— BEGIN COLLECTED MATERIAL —

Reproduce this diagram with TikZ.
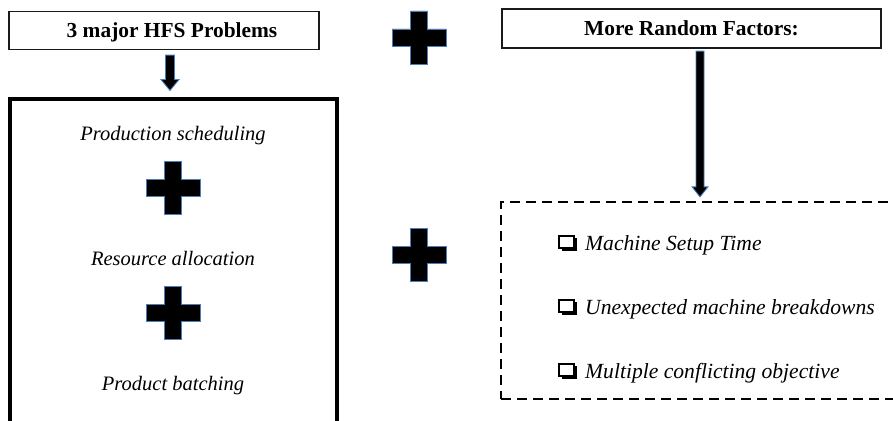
\documentclass[tikz,border=0pt]{standalone}
\usepackage{fontspec}
\setmainfont{Liberation Serif}
\usetikzlibrary{calc}
\definecolor{rimblue}{HTML}{4A7EBB}
\definecolor{inkgray}{HTML}{1A1A1A}
\tikzset{
  titlebox/.style={draw=inkgray, line width=1.2pt, inner sep=0pt,
    text height=13.5pt, text depth=0pt,
    font=\fontsize{21.4pt}{25pt}\selectfont\bfseries},
  bigframe/.style={draw=black, line width=4pt, inner sep=0pt},
  dashframe/.style={draw=black, line width=1.3pt, dash pattern=on 10pt off 6pt, inner sep=0pt},
  steptext/.style={anchor=base, inner sep=0pt, font=\fontsize{20.5pt}{24pt}\selectfont\itshape},
  itemtext/.style={anchor=base west, inner sep=0pt, font=\fontsize{21.6pt}{25pt}\selectfont\itshape},
  arrowbody/.style={fill=black, draw=rimblue, line width=0.9pt, line join=miter},
  crossmark/.pic={
    \filldraw[fill=black, draw=rimblue, line width=0.8pt]
      (-27,-8.5) -- (-8.5,-8.5) -- (-8.5,-26.5) -- (8.5,-26.5) -- (8.5,-8.5) -- (27,-8.5)
      -- (27,8.5) -- (8.5,8.5) -- (8.5,26.5) -- (-8.5,26.5) -- (-8.5,8.5) -- (-27,8.5) -- cycle;
  }
}
% block arrow: #1 start, #2 tip, #3 half shaft width, #4 half head width, #5 head length
\newcommand\blockarrow[5]{%
  \filldraw[arrowbody] ($(#1)+(-#3,0)$) -- ($(#2)+(-#3,-#5)$) -- ($(#2)+(-#4,-#5)$)
    -- (#2) -- ($(#2)+(#4,-#5)$) -- ($(#2)+(#3,-#5)$) -- ($(#1)+(#3,0)$) -- cycle;}
% shadowed check box placed left of a list entry
\newcommand\tickbox[1]{%
  \fill[black] ($(#1.base west)+(-23.5,-12)$) rectangle ($(#1.base west)+(-8.5,0.5)$);
  \filldraw[fill=white, draw=black, line width=1.3pt]
    ($(#1.base west)+(-26,-14)$) rectangle ($(#1.base west)+(-11,-2)$);}
\begin{document}
\begin{tikzpicture}[x=1pt,y=-1pt]
\useasboundingbox (0,0) rectangle (893,420);
\clip (0,0) rectangle (893,420);

% headings
\node[titlebox, minimum width=310pt, minimum height=38pt] (lefttitle) at (164,30.5) {\hspace*{16pt}3 major HFS Problems};
\node[titlebox, minimum width=379pt, minimum height=39pt] (righttitle) at (691.5,28.5) {More Random Factors:};

% left frame with the three problems
\node[bigframe, minimum width=326.5pt, minimum height=341.5pt] (frame) at (173.25,269.25) {};
\node[steptext] (prod) at (173,140) {Production scheduling};
\node[steptext] (res) at (173,265) {Resource allocation};
\node[steptext] (batch) at (173,390) {Product batching};
\pic at (173,187.5) {crossmark};
\pic at (173,313) {crossmark};

% plus signs between the columns
\pic at (419,37.5) {crossmark};
\pic at (419,255) {crossmark};

% dashed frame with random factors
\node[dashframe, minimum width=399pt, minimum height=197pt] (factors) at (700.5,300.5) {};
\node[itemtext] (f1) at (585,250) {Machine Setup Time};
\node[itemtext] (f2) at (585,314) {Unexpected machine breakdowns};
\node[itemtext] (f3) at (585,378) {Multiple conflicting objective};
\tickbox{f1}
\tickbox{f2}
\tickbox{f3}

% arrows
\coordinate (a1top) at ($(lefttitle.south)+(6,5)$);
\coordinate (a1tip) at ($(frame.north -| a1top)+(0,-6)$);
\blockarrow{a1top}{a1tip}{4.5}{9}{11}
\coordinate (a2top) at ($(righttitle.south)+(8.5,2.5)$);
\coordinate (a2tip) at ($(factors.north -| a2top)+(0,-4.5)$);
\blockarrow{a2top}{a2tip}{4}{8}{10}
\end{tikzpicture}
\end{document}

— END COLLECTED MATERIAL —

## TASK REQUIREMENTS:
Make an exact copy of all the material, but keep the pictures out of it.

## SOLUTION BELOW:
Reproduce this diagram with TikZ.
\documentclass[tikz,border=0pt]{standalone}
\usepackage{fontspec}
\setmainfont{Liberation Serif}
\usetikzlibrary{calc}
\definecolor{rimblue}{HTML}{4A7EBB}
\definecolor{inkgray}{HTML}{1A1A1A}
\tikzset{
  titlebox/.style={draw=inkgray, line width=1.2pt, inner sep=0pt,
    text height=13.5pt, text depth=0pt,
    font=\fontsize{21.4pt}{25pt}\selectfont\bfseries},
  bigframe/.style={draw=black, line width=4pt, inner sep=0pt},
  dashframe/.style={draw=black, line width=1.3pt, dash pattern=on 10pt off 6pt, inner sep=0pt},
  steptext/.style={anchor=base, inner sep=0pt, font=\fontsize{20.5pt}{24pt}\selectfont\itshape},
  itemtext/.style={anchor=base west, inner sep=0pt, font=\fontsize{21.6pt}{25pt}\selectfont\itshape},
  arrowbody/.style={fill=black, draw=rimblue, line width=0.9pt, line join=miter},
  crossmark/.pic={
    \filldraw[fill=black, draw=rimblue, line width=0.8pt]
      (-27,-8.5) -- (-8.5,-8.5) -- (-8.5,-26.5) -- (8.5,-26.5) -- (8.5,-8.5) -- (27,-8.5)
      -- (27,8.5) -- (8.5,8.5) -- (8.5,26.5) -- (-8.5,26.5) -- (-8.5,8.5) -- (-27,8.5) -- cycle;
  }
}
% block arrow: #1 start, #2 tip, #3 half shaft width, #4 half head width, #5 head length
\newcommand\blockarrow[5]{%
  \filldraw[arrowbody] ($(#1)+(-#3,0)$) -- ($(#2)+(-#3,-#5)$) -- ($(#2)+(-#4,-#5)$)
    -- (#2) -- ($(#2)+(#4,-#5)$) -- ($(#2)+(#3,-#5)$) -- ($(#1)+(#3,0)$) -- cycle;}
% shadowed check box placed left of a list entry
\newcommand\tickbox[1]{%
  \fill[black] ($(#1.base west)+(-23.5,-12)$) rectangle ($(#1.base west)+(-8.5,0.5)$);
  \filldraw[fill=white, draw=black, line width=1.3pt]
    ($(#1.base west)+(-26,-14)$) rectangle ($(#1.base west)+(-11,-2)$);}
\begin{document}
\begin{tikzpicture}[x=1pt,y=-1pt]
\useasboundingbox (0,0) rectangle (893,420);
\clip (0,0) rectangle (893,420);

% headings
\node[titlebox, minimum width=310pt, minimum height=38pt] (lefttitle) at (164,30.5) {\hspace*{16pt}3 major HFS Problems};
\node[titlebox, minimum width=379pt, minimum height=39pt] (righttitle) at (691.5,28.5) {More Random Factors:};

% left frame with the three problems
\node[bigframe, minimum width=326.5pt, minimum height=341.5pt] (frame) at (173.25,269.25) {};
\node[steptext] (prod) at (173,140) {Production scheduling};
\node[steptext] (res) at (173,265) {Resource allocation};
\node[steptext] (batch) at (173,390) {Product batching};
\pic at (173,187.5) {crossmark};
\pic at (173,313) {crossmark};

% plus signs between the columns
\pic at (419,37.5) {crossmark};
\pic at (419,255) {crossmark};

% dashed frame with random factors
\node[dashframe, minimum width=399pt, minimum height=197pt] (factors) at (700.5,300.5) {};
\node[itemtext] (f1) at (585,250) {Machine Setup Time};
\node[itemtext] (f2) at (585,314) {Unexpected machine breakdowns};
\node[itemtext] (f3) at (585,378) {Multiple conflicting objective};
\tickbox{f1}
\tickbox{f2}
\tickbox{f3}

% arrows
\coordinate (a1top) at ($(lefttitle.south)+(6,5)$);
\coordinate (a1tip) at ($(frame.north -| a1top)+(0,-6)$);
\blockarrow{a1top}{a1tip}{4.5}{9}{11}
\coordinate (a2top) at ($(righttitle.south)+(8.5,2.5)$);
\coordinate (a2tip) at ($(factors.north -| a2top)+(0,-4.5)$);
\blockarrow{a2top}{a2tip}{4}{8}{10}
\end{tikzpicture}
\end{document}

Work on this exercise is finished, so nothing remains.